Once again, Phil Hester drenches every long, thin panel and page of this comic with sharp jagged linework and brilliant use of black shadow, cleanly and beautifully inked by Eric Gapstur and colored with her usual impeccable taste by Jordie Bellaire. Artistically, the book rewards both casual and careful reading, with panels leading the eye and pace of the story masterfully and revealing characters and the world they inhabit with an assured skill. Visually, the book continues to be a treat, as are all of the books King works on, given his penchant for forming relationships with some of DC’s best artistic talent and writing to highlight their mastery.
Phil Hester’s main cover features heavy Owl imagery over the W of the Waynes, as Slam sprawls bloody underneath the image of the mysterious Sue as his brutal interrogator faces him. Cully Hamner’s cardstock variant features a bloody knuckled Slam, bandaid on his nose like Jake in Chinatown, running forward through Gotham. Natalie Sanders paints a lovely but dangerous portrait of Constance Wayne for the 1:25 incentive cover, decked out in a shiny mustard dress with white trim and a huge pearl necklace.

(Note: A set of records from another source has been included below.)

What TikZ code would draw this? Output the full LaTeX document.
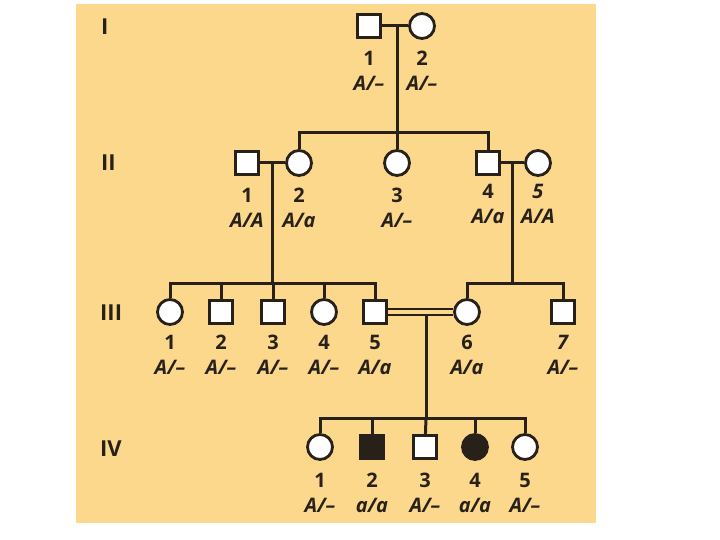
\documentclass[tikz,border=0pt]{standalone}
\usepackage{fontspec}
\setmainfont{Open Sans}
\definecolor{sabbia}{RGB}{252,216,140}
\definecolor{ink}{RGB}{40,33,25}
\tikzset{
  male/.style   = {rectangle, draw=ink, line width=2.8pt, fill=white, minimum size=23pt, inner sep=0},
  female/.style = {circle, draw=ink, line width=2.8pt, fill=white, minimum size=25pt, inner sep=0},
  aff/.style    = {fill=ink},
  link/.style   = {draw=ink, line width=3pt},
  et/.style     = {font=\fontsize{20}{25}\selectfont\bfseries, text=ink, align=center, inner sep=0},
  gen/.style    = {font=\fontsize{22}{24}\selectfont\bfseries, text=ink, anchor=west, inner sep=0}
}
\newcommand{\gt}[1]{\textit{#1}}

\begin{document}
\begin{tikzpicture}[x=1pt, y=-1pt]
  \useasboundingbox (0,0) rectangle (720,540);
  \fill[sabbia] (76,4) rectangle (596,523);
  % generations
  \node[gen] (gI)   at (101,27)  {I};
  \node[gen] (gII)  at (101,163) {II};
  \node[gen] (gIII) at (100,313) {III};
  \node[gen] (gIV)  at (100,449) {IV};
  % I
  \node[male]   (I1) at (369,26){}; \node[et] (tI1) at (369,71) {1\\\gt{A/–}};
  \node[female] (I2) at (422,26){}; \node[et] (tI2) at (422,71) {2\\\gt{A/–}};
  \coordinate (mI) at (397,26); \coordinate (sII) at (397,133);
  \draw[link] (I1) -- (I2); \draw[link] (mI) -- (sII);
  % II
  \node[male]   (II1) at (247,163){}; \node[et] (tII1) at (247,208) {1\\\gt{A/A}};
  \node[female] (II2) at (299,163){}; \node[et] (tII2) at (299,208) {2\\\gt{A/a}};
  \node[female] (II3) at (397,163){}; \node[et] (tII3) at (397,208) {3\\\gt{A/–}};
  \node[male]   (II4) at (488,163){}; \node[et] (tII4) at (488,204) {4\\\gt{A/a}};
  \node[female] (II5) at (538,163){}; \node[et] (tII5) at (538,204) {\gt{5}\\\gt{A/A}};
  \draw[link] (II2) -- (II2 |- sII) -- (II4 |- sII) -- (II4); \draw[link] (sII) -- (II3);
  \coordinate (mII) at (272,163); \coordinate (sIIIa) at (272,283);
  \coordinate (mIIb) at (512,163); \coordinate (sIIIb) at (512,283);
  \draw[link] (II1) -- (II2); \draw[link] (mII) -- (sIIIa);
  \draw[link] (II4) -- (II5); \draw[link] (mIIb) -- (sIIIb);
  % III
  \node[female] (III1) at (170,312){}; \node[et] (tIII1) at (170,355) {1\\\gt{A/–}};
  \node[male]   (III2) at (221,312){}; \node[et] (tIII2) at (221,355) {2\\\gt{A/–}};
  \node[male]   (III3) at (273,312){}; \node[et] (tIII3) at (273,355) {3\\\gt{A/–}};
  \node[female] (III4) at (324,312){}; \node[et] (tIII4) at (324,355) {4\\\gt{A/–}};
  \node[male]   (III5) at (375,312){}; \node[et] (tIII5) at (375,355) {5\\\gt{A/a}};
  \node[female] (III6) at (467,312){}; \node[et] (tIII6) at (467,355) {6\\\gt{A/a}};
  \node[male]   (III7) at (563,312){}; \node[et] (tIII7) at (563,355) {\gt{7}\\\gt{A/–}};
  \draw[link] (III1) -- (III1 |- sIIIa) -- (III5 |- sIIIa) -- (III5);
  \draw[link] (III2 |- sIIIa) -- (III2); \draw[link] (III3 |- sIIIa) -- (III3); \draw[link] (III4 |- sIIIa) -- (III4);
  \draw[link] (III6) -- (III6 |- sIIIb) -- (III7 |- sIIIb) -- (III7);
  \draw[link, double=sabbia, double distance=3.4pt, line width=2.6pt] (III5) -- (III6);
  \coordinate (mIII) at (426,314); \coordinate (sIV) at (426,418);
  \draw[link] (mIII) -- (sIV);
  % IV
  \node[female]     (IV1) at (320,447){}; \node[et] (tIV1) at (320,493) {1\\\gt{A/–}};
  \node[male,aff]   (IV2) at (372,447){}; \node[et] (tIV2) at (372,493) {2\\\gt{a/a}};
  \node[male]       (IV3) at (425,447){}; \node[et] (tIV3) at (425,493) {3\\\gt{A/–}};
  \node[female,aff] (IV4) at (475,447){}; \node[et] (tIV4) at (475,493) {4\\\gt{a/a}};
  \node[female]     (IV5) at (525,447){}; \node[et] (tIV5) at (525,493) {5\\\gt{A/–}};
  \draw[link] (IV1) -- (IV1 |- sIV) -- (IV5 |- sIV) -- (IV5);
  \draw[link] (IV2 |- sIV) -- (IV2); \draw[link] (sIV) -- (IV3); \draw[link] (IV4 |- sIV) -- (IV4);
\end{tikzpicture}
\end{document}
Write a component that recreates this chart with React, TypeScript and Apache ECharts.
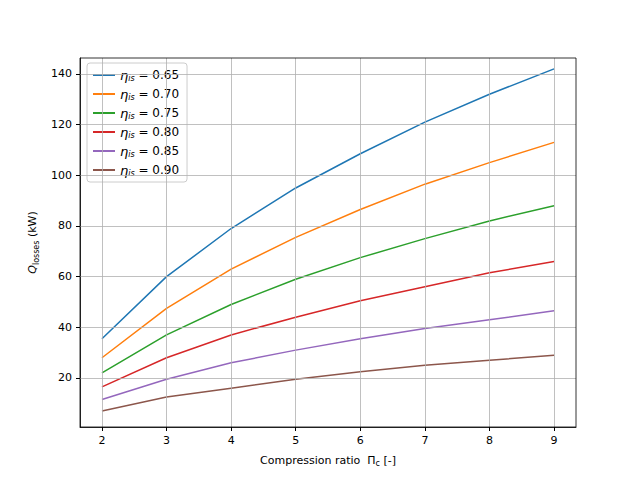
import React, { useEffect, useRef } from "react";
import * as echarts from "echarts";

const ratios = [2, 3, 4, 5, 6, 7, 8, 9];
const etaLabels = ["0.65", "0.70", "0.75", "0.80", "0.85", "0.90"];
const s065 = [35.5, 60, 79, 95, 108.5, 121, 132, 142];
const s070 = [28, 47.5, 63, 75.5, 86.5, 96.5, 105, 113];
const s075 = [22, 37, 49, 59, 67.5, 75, 82, 88];
const s080 = [16.5, 28, 37, 44, 50.5, 56, 61.5, 66];
const s085 = [11.5, 19.5, 26, 31, 35.5, 39.5, 43, 46.5];
const s090 = [7, 12.5, 16, 19.5, 22.5, 25, 27, 29];
const yTicks = [20, 40, 60, 80, 100, 120, 140];
const colors = ["#1f77b4", "#ff7f0e", "#2ca02c", "#d62728", "#9467bd", "#8c564b"];

export default function App() {
  const ref = useRef<HTMLDivElement>(null);
  useEffect(() => {
    const chart = echarts.init(ref.current!, undefined, { renderer: "svg" });
    const all = [s065, s070, s075, s080, s085, s090];
    const series: any[] = all.map((d, i) => ({
      name: "eta " + etaLabels[i],
      type: "line",
      data: d.map((v, j) => [ratios[j], v]),
      symbol: "none",
      lineStyle: { color: colors[i], width: 1.5 },
      itemStyle: { color: colors[i] },
      z: 3,
    }));
    series.push({
      name: "grid",
      type: "line",
      data: [],
      silent: true,
      markLine: {
        silent: true,
        symbol: "none",
        label: { show: false },
        lineStyle: { color: "#b0b0b0", width: 0.8, type: "solid" },
        data: [
          ...ratios.map((x) => ({ xAxis: x })),
          ...yTicks.map((y) => ({ yAxis: y })),
        ],
      },
      z: 1,
    });
    chart.setOption({
      animation: false,
      grid: { left: 80, right: 64, top: 58, bottom: 53, containLabel: false },
      legend: {
        data: series.slice(0, 6).map((s) => s.name),
        orient: "vertical",
        left: 87,
        top: 63,
        itemGap: 5,
        itemWidth: 22,
        itemHeight: 14,
        icon: "path://M0,6 L22,6 L22,8 L0,8 Z",
        backgroundColor: "rgba(255,255,255,0.85)",
        borderColor: "#cccccc",
        borderWidth: 1,
        borderRadius: 3,
        padding: [5, 8, 5, 6],
        formatter: (n: string) => "{e|η}{s|is}{t| = " + n.slice(4) + "}",
        textStyle: {
          rich: {
            e: { fontFamily: "DejaVu Sans", fontStyle: "italic", fontSize: 13, color: "#000", lineHeight: 14 },
            s: { fontFamily: "DejaVu Sans", fontStyle: "italic", fontSize: 8, color: "#000", padding: [6, 0, 0, 0], lineHeight: 14 },
            t: { fontFamily: "DejaVu Sans", fontSize: 12, color: "#000", lineHeight: 14 },
          },
        },
      },
      xAxis: {
        type: "value",
        min: 1.66,
        max: 9.34,
        name: "{n|Compression ratio  Π}{s|c}{n| [-]}",
        nameLocation: "middle",
        nameGap: 26,
        nameTextStyle: {
          rich: {
            n: { fontFamily: "DejaVu Sans", fontSize: 11, color: "#000" },
            s: { fontFamily: "DejaVu Sans", fontSize: 8, color: "#000", padding: [6, 0, 0, 0] },
          },
        },
        axisLine: { onZero: false, lineStyle: { color: "#000", width: 0.8 } },
        axisTick: { customValues: ratios, length: 4, lineStyle: { color: "#000" } },
        axisLabel: { customValues: ratios, color: "#000", fontFamily: "DejaVu Sans", fontSize: 11 },
        splitLine: { show: false },
      },
      yAxis: {
        type: "value",
        min: 0.66,
        max: 146.3,
        name: "{q|Q}{s|losses}{n| (kW)}",
        nameLocation: "middle",
        nameGap: 38,
        nameRotate: 90,
        nameTextStyle: {
          rich: {
            q: { fontFamily: "DejaVu Sans", fontStyle: "italic", fontSize: 11, color: "#000" },
            s: { fontFamily: "DejaVu Sans", fontSize: 8, color: "#000", padding: [8, 0, 0, 0] },
            n: { fontFamily: "DejaVu Sans", fontSize: 11, color: "#000" },
          },
        },
        axisLine: { show: true, onZero: false, lineStyle: { color: "#000", width: 0.8 } },
        axisTick: { show: true, customValues: yTicks, length: 4, lineStyle: { color: "#000" } },
        axisLabel: { customValues: yTicks, color: "#000", fontFamily: "DejaVu Sans", fontSize: 11 },
        splitLine: { show: false },
      },
      graphic: [
        { type: "rect", shape: { x: 80, y: 58, width: 496, height: 369 }, style: { fill: "none", stroke: "#000", lineWidth: 0.8 }, z: 10, silent: true },
      ],
      series,
    });
    return () => chart.dispose();
  }, []);
  return <div ref={ref} style={{ width: 640, height: 480, margin: -8 }} />;
}
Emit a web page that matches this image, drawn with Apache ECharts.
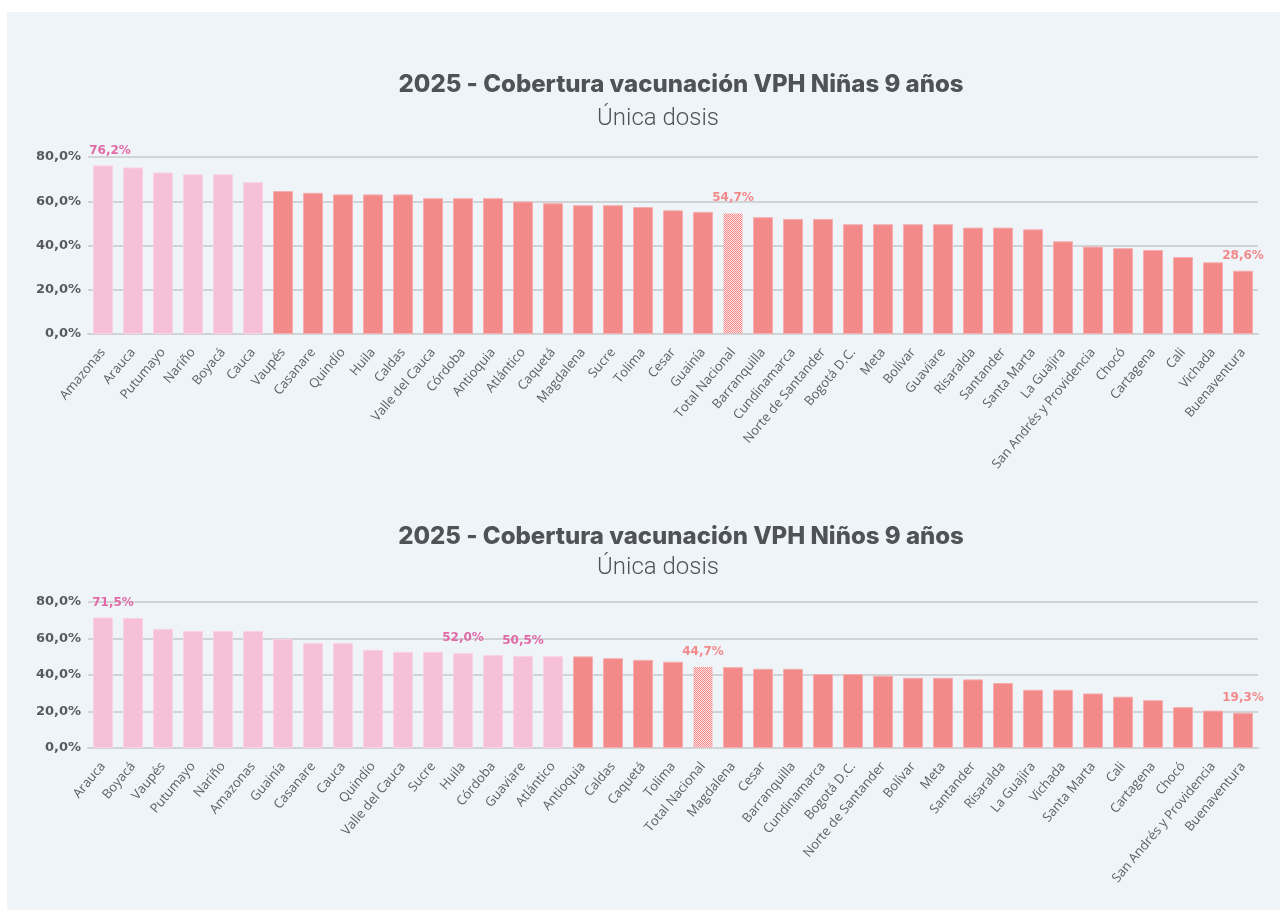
<!DOCTYPE html>
<html>
<head>
<meta charset="utf-8">
<title>Cobertura vacunación VPH 2025</title>
<script src="https://cdn.jsdelivr.net/npm/echarts@6/dist/echarts.min.js"></script>
<style>
  html, body { margin: 0; padding: 0; background: #ffffff; }
  #panel { position: absolute; left: 7px; top: 12px; width: 1273px; height: 898px; background: #eff4f9; }
  #chart { position: absolute; left: 0; top: 0; width: 1285px; height: 914px; }
</style>
</head>
<body>
<div id="panel"></div>
<div id="chart"></div>
<script>
// data - girls (Niñas)
var ninasCats = ['Amazonas', 'Arauca', 'Putumayo', 'Nariño', 'Boyacá', 'Cauca', 'Vaupés', 'Casanare', 'Quindío', 'Huila',
  'Caldas', 'Valle del Cauca', 'Córdoba', 'Antioquia', 'Atlántico', 'Caquetá', 'Magdalena', 'Sucre', 'Tolima', 'Cesar',
  'Guainía', 'Total Nacional', 'Barranquilla', 'Cundinamarca', 'Norte de Santander', 'Bogotá D.C.', 'Meta', 'Bolívar', 'Guaviare', 'Risaralda',
  'Santander', 'Santa Marta', 'La Guajira', 'San Andrés y Providencia', 'Chocó', 'Cartagena', 'Cali', 'Vichada', 'Buenaventura'];
var ninasVals = [76.2, 75.3, 73.0, 72.2, 72.2, 68.6, 64.6, 63.8, 63.1, 63.1,
  63.1, 61.4, 61.4, 61.4, 59.9, 59.1, 58.2, 58.2, 57.4, 55.9,
  55.2, 54.7, 52.8, 52.0, 52.0, 49.6, 49.6, 49.6, 49.6, 48.1,
  48.1, 47.3, 41.9, 39.5, 38.8, 38.0, 34.8, 32.4, 28.6];
var ninasPink = 6;
var ninasLabeled = ['Amazonas', 'Total Nacional', 'Buenaventura'];

// data - boys (Niños)
var ninosCats = ['Arauca', 'Boyacá', 'Vaupés', 'Putumayo', 'Nariño', 'Amazonas', 'Guainía', 'Casanare', 'Cauca', 'Quindío',
  'Valle del Cauca', 'Sucre', 'Huila', 'Córdoba', 'Guaviare', 'Atlántico', 'Antioquia', 'Caldas', 'Caquetá', 'Tolima',
  'Total Nacional', 'Magdalena', 'Cesar', 'Barranquilla', 'Cundinamarca', 'Bogotá D.C.', 'Norte de Santander', 'Bolívar', 'Meta', 'Santander',
  'Risaralda', 'La Guajira', 'Vichada', 'Santa Marta', 'Cali', 'Cartagena', 'Chocó', 'San Andrés y Providencia', 'Buenaventura'];
var ninosVals = [71.5, 71.2, 65.3, 64.2, 64.2, 64.2, 59.8, 57.6, 57.6, 53.8,
  52.7, 52.7, 52.0, 51.0, 50.5, 50.3, 50.2, 49.2, 48.3, 47.3,
  44.7, 44.3, 43.4, 43.4, 40.5, 40.5, 39.6, 38.5, 38.5, 37.6,
  35.6, 31.9, 31.9, 29.9, 28.1, 26.2, 22.4, 20.5, 19.3];
var ninosPink = 16;
var ninosLabeled = ['Arauca', 'Huila', 'Guaviare', 'Total Nacional', 'Buenaventura'];

var yMin = 0, yMax = 80, yStep = 20;

// colours
var PINK = '#f7c0d9', PINK_EDGE = '#f9d3e4', PINK_TXT = '#e16aa7';
var RED = '#f38a8a', RED_EDGE = '#f6aeae', RED_TXT = '#f38a8a';
var GRID = '#d1d4d7', TXT = '#575b5f';

// checkered fill for the national total
var pc = document.createElement('canvas');
pc.width = 2; pc.height = 2;
var pctx = pc.getContext('2d');
pctx.fillStyle = '#fbe3e3'; pctx.fillRect(0, 0, 2, 2);
pctx.fillStyle = RED; pctx.fillRect(0, 0, 1, 1); pctx.fillRect(1, 1, 1, 1);

function pct(v) { return v.toFixed(1).replace('.', ',') + '%'; }

function buildData(cats, vals, pinkCount, labeled, firstOffset) {
  return vals.map(function (v, i) {
    var isPink = i < pinkCount;
    var isTotal = cats[i] === 'Total Nacional';
    var item = {
      value: v,
      itemStyle: {
        color: isTotal ? { image: pc, repeat: 'repeat' } : (isPink ? PINK : RED),
        borderColor: isTotal ? 'rgba(0,0,0,0)' : (isPink ? PINK_EDGE : RED_EDGE),
        borderWidth: 1
      }
    };
    if (labeled.indexOf(cats[i]) >= 0) {
      item.label = {
        show: true,
        position: 'top',
        distance: 9,
        offset: i === 0 ? firstOffset : [0, 0],
        color: isPink ? PINK_TXT : RED_TXT,
        fontFamily: 'DejaVu Sans',
        fontWeight: 'bold',
        fontSize: 12,
        formatter: function (p) { return pct(p.value); }
      };
    }
    return item;
  });
}

function xAxis(idx, cats) {
  return {
    gridIndex: idx, type: 'category', data: cats,
    axisTick: { show: false },
    axisLine: { lineStyle: { color: GRID, width: 2 } },
    axisLabel: { interval: 0, rotate: 50, margin: 16, fontFamily: 'Open Sans', fontSize: 13, color: '#5d6165' }
  };
}

function yAxis(idx) {
  return {
    gridIndex: idx, type: 'value', min: yMin, max: yMax, interval: yStep,
    axisLine: { show: false }, axisTick: { show: false },
    splitLine: { lineStyle: { color: GRID, width: 2 } },
    axisLabel: { margin: 7, fontFamily: 'DejaVu Sans', fontWeight: 'bold', fontSize: 13, color: TXT, formatter: pct }
  };
}

function titleText(x, y, txt, font) {
  return { type: 'text', x: x, y: y, silent: true,
    style: { text: txt, font: font, fill: '#4f5356', align: 'center', verticalAlign: 'middle' } };
}

var chart = echarts.init(document.getElementById('chart'));
chart.setOption({
  animation: false,
  graphic: [
    titleText(681, 85, '2025 - Cobertura vacunación VPH Niñas 9 años', '800 24px Inter'),
    titleText(658, 119, 'Única dosis', '300 24px Roboto'),
    titleText(681, 537, '2025 - Cobertura vacunación VPH Niños 9 años', '800 24px Inter'),
    titleText(658, 568, 'Única dosis', '300 24px Roboto')
  ],
  grid: [
    { left: 88, top: 157, width: 1170, height: 177 },
    { left: 88, top: 602, width: 1170, height: 146 }
  ],
  xAxis: [xAxis(0, ninasCats), xAxis(1, ninosCats)],
  yAxis: [yAxis(0), yAxis(1)],
  series: [
    { type: 'bar', xAxisIndex: 0, yAxisIndex: 0, barWidth: 20,
      data: buildData(ninasCats, ninasVals, ninasPink, ninasLabeled, [7, 0]) },
    { type: 'bar', xAxisIndex: 1, yAxisIndex: 1, barWidth: 20,
      data: buildData(ninosCats, ninosVals, ninosPink, ninosLabeled, [10, 0]) }
  ]
});
</script>
</body>
</html>
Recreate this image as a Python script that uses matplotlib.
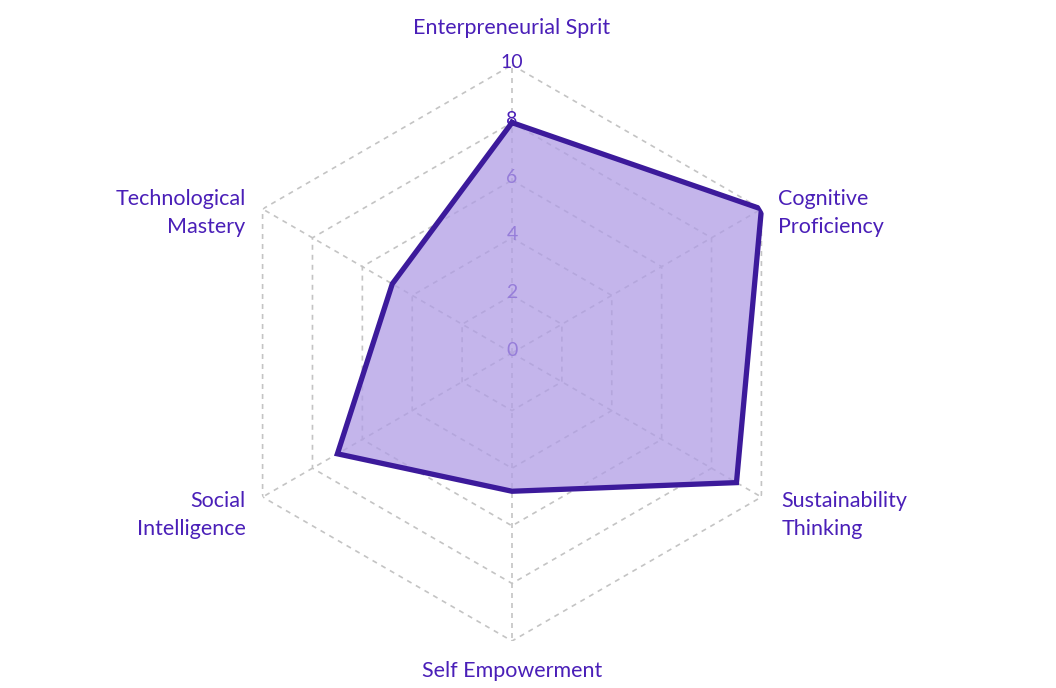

Editor’s Note: DC Comics provided TBU with a copy of this comic for review purposes. You can find this comic and help support TBU in the process by purchasing this issue digitally on Comixology through Amazon or a physical copy of the title through Things From Another World.
Gotham City: Year One #2
Overall Score
3/5
An improvement in the ingenuity of plotting and characterization increases the interest in what is happening in this second chapter, and the art continues to drench the characters and world in mood.